When the bill arrived, it indicated that we owed $82 for the buffet—or brunch! Fortunately, Cindy recognized that we had been charged the mere mortal off-the-street riff raff price for the buffet—or brunch. As guests, our cost for the mealwould be only $62.

We settled up and headed out for a day-long set of cold weather Pittsburgh activity. When we returned late that evening, all our bags had been dutifully moved to new room. A very friendly and efficient front desk person showed us to our new room that she explained had once been the third-floor servants’ quarters under the McCook regime. We climbed the steps past the impressive stained glass, under the thick wood beamed ceilings and over thick decorative Victorian era carpets to the second floor. Bright and interesting artwork covered the walls of the second floor and each had a price tag offering the renderings for sale. Then, we went through another fire door and scaled a second more narrow set of stairs that opened on a wide and spacious third floor.

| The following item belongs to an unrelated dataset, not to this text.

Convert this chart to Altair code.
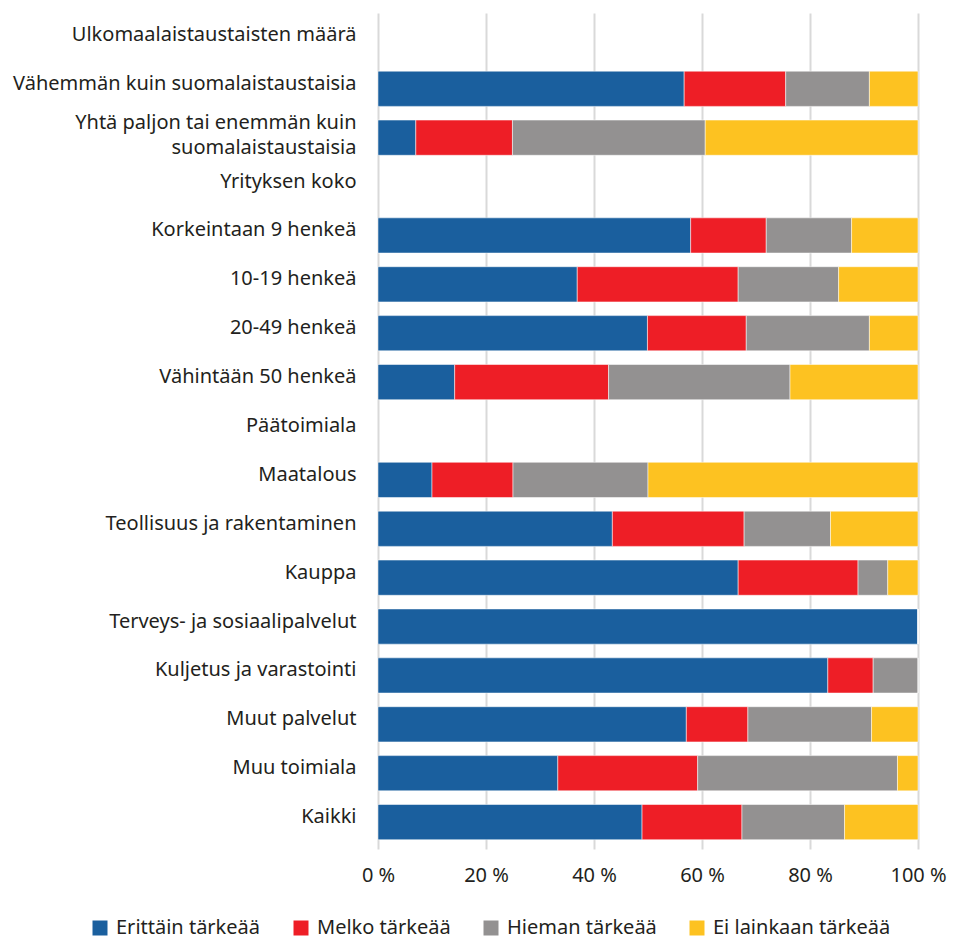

Our host unlocked a room door and led us into a suite. By then, we were panting too hard to speak but managed to convey approval of our newer grander surroundings with vague hand signals. The first room had original built-in wood drawers and a huge hutch that held the fully operational flat screen television. There was a large couch and a love seat and a big two-part leather footstool/coffee table in front of the couch. Three steps located beside the built-in drawers took us down into a large bedroom that held a desk, wing-back chair and ottoman and a full-size desk and desk chair. The modern, up-to-date bathroom was off the bedroom.

Could this have been where Shirley Jones or George Peppard rested their heads after a full day of doing actor in training things over at CMU? Before that, was it where the McCook’s exhausted butler retired to read Butler and Yeats after a hard day of pampering a large spoiled family? We were certainly warm, snug and comfortable. I had earlier mused that the old joint could be haunted. I slept like a rock. Cindy slept with one eye open and on the lookout for orbs, lights, creeks, moans, groans or other ghostly apparitions—sorry Cindy.

We checked out in the morning, paid the bill (our move to the big house cost us an extra $347!), and set out for home. Mansions on Fifth was an interesting experience. There are few chances to get an accurate glimpse of how the captains of industry once lived in America and the folks who restored the property completed their task successfully with love and care. They are to be congratulated for their vision, patience and hard work. But, I can’t say that I would return. The expense, about $600 for two nights and another $62 buffet—or brunch—was pretty rich for our taste. 

The McCook-Reed Mansion part of the complex still needs a lot of work before the price tag can be justified. But, if you would like to stay in what could pass for the Pittsburgh version of Downton Abby, the main McCook Mansion, don’t mind the jolting cost, and don’t mind getting your feet muddy, I can recommend it. There are few opportunities out there to live even for a weekend like a 19th Century Pittsburgh millionaire.